Nicolucci-Altman continued, exploring how the U.S. abuses immigrants and people of color. I particularly enjoyed her characterization of the Statue of Liberty as the “green Siren of Ellis Island,” which encapsulates Nicolucci-Altman’s declaration that the American dream is just a dream.

Next, Shakti, a competitive classical Indian dance team at Hopkins, displayed their evocative and masterful choreography. Their performance was a narrative told through dramatic music and dance that seemed to render power struggles and a spectrum of emotions.

After remarks from Vice Provost for Student Affairs Kevin Shollenberger, Baila!, the University’s only Latin dance team, concluded the ceremony. They were electrifying and magnetic.
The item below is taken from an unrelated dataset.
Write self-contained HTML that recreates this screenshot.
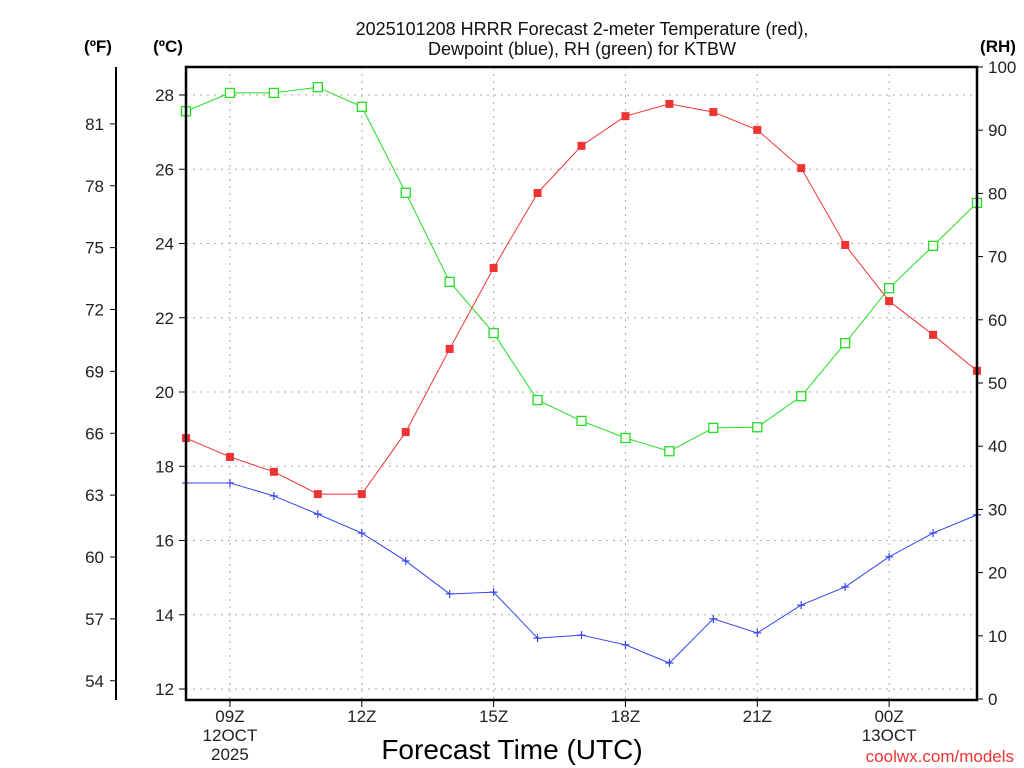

In an interview with The News-Letter, junior Nikki Garcia said she appreciated the opportunity to showcase in their original venue and she remarked on how much Baila! has grown. 

“It was heartwarming to perform in Shriver because that’s where I first performed with Baila! my freshman year,” she said. “We have improved so much since then as a team, and it just felt right to perform at Shriver for its reopening.”

Finally, all the student groups who had performed returned to stage, joined by someone wearing the Blue Jay mascot, whose look, like Shriver, was also transformed in February. They danced along to The Black Eyed Peas’ “I Gotta Feeling,” filling me with nostalgia for B’nai Mitzvah parties. Attendees left Shriver and headed to the Beach, passing members of the Johns Hopkins Entertainers Club playing with fire on Wyman Quad. 

Many students have criticized the baby blue paint at the center of Shriver’s façade. And I think it’s fitting to question whether there was another façade at Shriver on March 5, namely, the University’s support of the arts. Indeed, the reopening ceremony served as a stepping stone to Daniels’ proclamation of a student center, whose construction will demolish Swirnow Theater, one of the Barnstormers and Witness Theater’s major performance spaces. I’m grateful that Blue Jay fetuses will get to enjoy a student center. But the loss of the Mattin Center will deprive students of the multifaceted gem that is the Digital Media Center, as well as the only visual arts spaces on campus. Administrators have failed to comment on how they will address these concerns.

In sum, Shriver’s reopening ceremony was lovely; you shouldn’t forget about it. The University shouldn’t forget about the arts either.